Young people with the highest levels of economic and social deprivation don't only need specialist support, they need places, spaces and experiences which enable them to feel and be part of the mainstream.

Without universal services, young people with particular needs become even more marginalised; condemned to engage exclusively with those whose life experiences are often as impoverished or damaged as their own. Not a recipe for social cohesion.

The economic arguments for progressive universalism in youth support and development services are also strong. Universal services are, by their nature, preventative and diversionary. We know, for example, that engagement in a programme of positive activities reduces local crime statistics. And because universal services have a unit cost that is so much lower than targeted or specialist interventions, of course, prevention is cheaper to provide than cure.

Of course, the longer a young person is in specialist services the more it costs.
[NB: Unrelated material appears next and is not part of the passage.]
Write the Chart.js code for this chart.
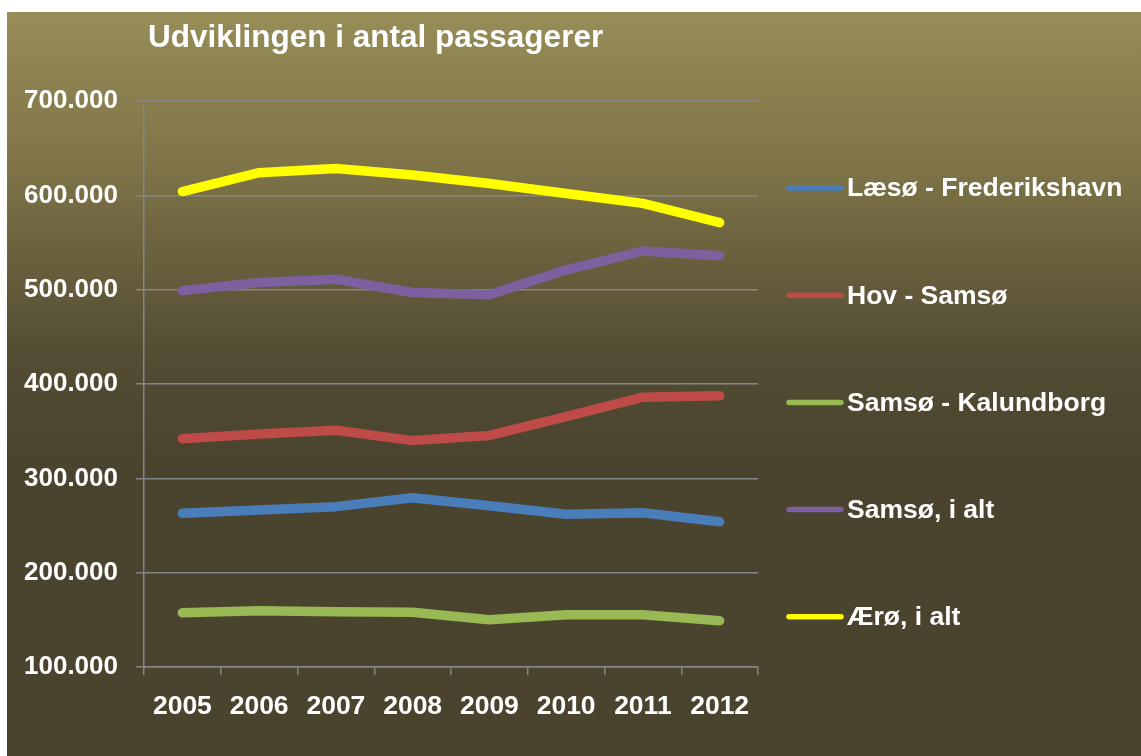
<!DOCTYPE html>
<html>
<head>
<meta charset="utf-8">
<script src="https://cdn.jsdelivr.net/npm/chart.js@4/dist/chart.umd.min.js"></script>
<style>
  html, body { margin: 0; padding: 0; background: #ffffff; }
  canvas { display: block; }
</style>
</head>
<body>
<canvas id="c" width="1141" height="756"></canvas>
<script>
const title = 'Udviklingen i antal passagerer';
const years = ['2005', '2006', '2007', '2008', '2009', '2010', '2011', '2012'];
const seriesNames = ['Læsø - Frederikshavn', 'Hov - Samsø', 'Samsø - Kalundborg', 'Samsø, i alt', 'Ærø, i alt'];
const laesoFrederikshavn = [263000, 266500, 270000, 279500, 271000, 262000, 263500, 254000];
const hovSamsoe = [342000, 347000, 351000, 340000, 345500, 365500, 386000, 387500];
const samsoeKalundborg = [157500, 159500, 158500, 158000, 150000, 155500, 155500, 149000];
const samsoeIAlt = [499000, 507500, 511000, 497000, 494500, 521000, 541000, 536000];
const aeroeIAlt = [604000, 624000, 628500, 621500, 612500, 602000, 591500, 571000];
const seriesColors = ['#4a7ebb', '#be4b48', '#98b954', '#7d60a0', '#ffff00'];
const yMin = 100000, yMax = 700000, yStep = 100000;

const FONT = '"Liberation Sans", Arial, Helvetica, sans-serif';
const fmt = v => String(v).replace(/\B(?=(\d{3})+(?!\d))/g, '.');

const seriesValues = [laesoFrederikshavn, hovSamsoe, samsoeKalundborg, samsoeIAlt, aeroeIAlt];

const bgPlugin = {
  id: 'bg',
  beforeDraw(chart) {
    const ctx = chart.ctx;
    ctx.save();
    ctx.fillStyle = '#ffffff';
    ctx.fillRect(0, 0, chart.width, chart.height);
    const g = ctx.createLinearGradient(0, 12, 0, 756);
    g.addColorStop(0, '#978d57');
    g.addColorStop(0.2, '#7f7548');
    g.addColorStop(0.45, '#554e34');
    g.addColorStop(0.6, '#4a432e');
    g.addColorStop(1, '#4a432e');
    ctx.fillStyle = g;
    ctx.fillRect(7, 12, chart.width - 7, chart.height - 12);
    ctx.restore();
  },
  afterDraw(chart) {
    const ctx = chart.ctx;
    ctx.save();
    ctx.fillStyle = '#ffffff';
    ctx.font = 'bold 31.5px ' + FONT;
    ctx.textAlign = 'left';
    ctx.textBaseline = 'alphabetic';
    ctx.fillText(title, 148, 47);
    ctx.font = 'bold 26.5px ' + FONT;
    ctx.textBaseline = 'middle';
    chart.data.datasets.forEach((ds, i) => {
      const y = 188 + i * 107.2;
      ctx.strokeStyle = ds.borderColor;
      ctx.lineWidth = 5.5;
      ctx.lineCap = 'round';
      ctx.beginPath();
      ctx.moveTo(789, y);
      ctx.lineTo(841, y);
      ctx.stroke();
      ctx.fillStyle = '#ffffff';
      ctx.fillText(ds.label, 847, y + 1);
    });
    ctx.restore();
  }
};

new Chart(document.getElementById('c'), {
  type: 'line',
  data: {
    labels: years,
    datasets: seriesNames.map((name, i) => ({
      label: name,
      data: seriesValues[i],
      borderColor: seriesColors[i],
      backgroundColor: seriesColors[i],
      borderWidth: 9.5,
      borderCapStyle: 'round',
      borderJoinStyle: 'round',
      pointRadius: 0,
      tension: 0,
      fill: false
    }))
  },
  options: {
    responsive: false,
    animation: false,
    devicePixelRatio: 1,
    layout: { padding: { left: 0, right: 383, top: 101, bottom: 0 } },
    plugins: { legend: { display: false }, title: { display: false }, tooltip: { enabled: false } },
    scales: {
      y: {
        min: yMin, max: yMax,
        afterFit(scale) { scale.width = 144; },
        ticks: {
          stepSize: yStep,
          color: '#ffffff',
          font: { family: FONT, size: 26, weight: 'bold' },
          padding: 18,
          callback: v => fmt(v)
        },
        grid: { color: '#868686', lineWidth: 1.5, tickLength: 8 },
        border: { color: '#868686', width: 1.5 }
      },
      x: {
        afterFit(scale) { scale.height = 89; },
        offset: true,
        ticks: {
          color: '#ffffff',
          font: { family: FONT, size: 26.5, weight: 'bold' },
          padding: 16,
          maxRotation: 0,
          autoSkip: false
        },
        grid: { offset: true, drawOnChartArea: false, color: '#868686', lineWidth: 1.5, tickLength: 8 },
        border: { color: '#868686', width: 1.5 }
      }
    }
  },
  plugins: [bgPlugin]
});
</script>
</body>
</html>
So, if the arguments for universal services, in terms of best value, social justice and community cohesion are so clear, why are universal services so vulnerable at a time of financial constraint? Well, it's all about turning the curve! The cost benefits of universal services are not immediate, whereas the need for targeted and specialist services are artificial and urgent.

It takes time for a universal youth offer to have direct impact on, for example, the number of young people on supervision orders or in custodial care and to build the pathways and supports young people need to wean them from high levels of intervention to ongoing support in a universal framework. So, for a while, until you turn the curve you have to invest in both. At the moment with major financial constraints at local level, this is a real challenge for many local authorities.

My fear is that before we get to a point where we can turn the curve in some places, universal services will be so eroded there will never be the potential to implement progressive universalism and as a consequence our most deprived young people will continue to be ghettoised.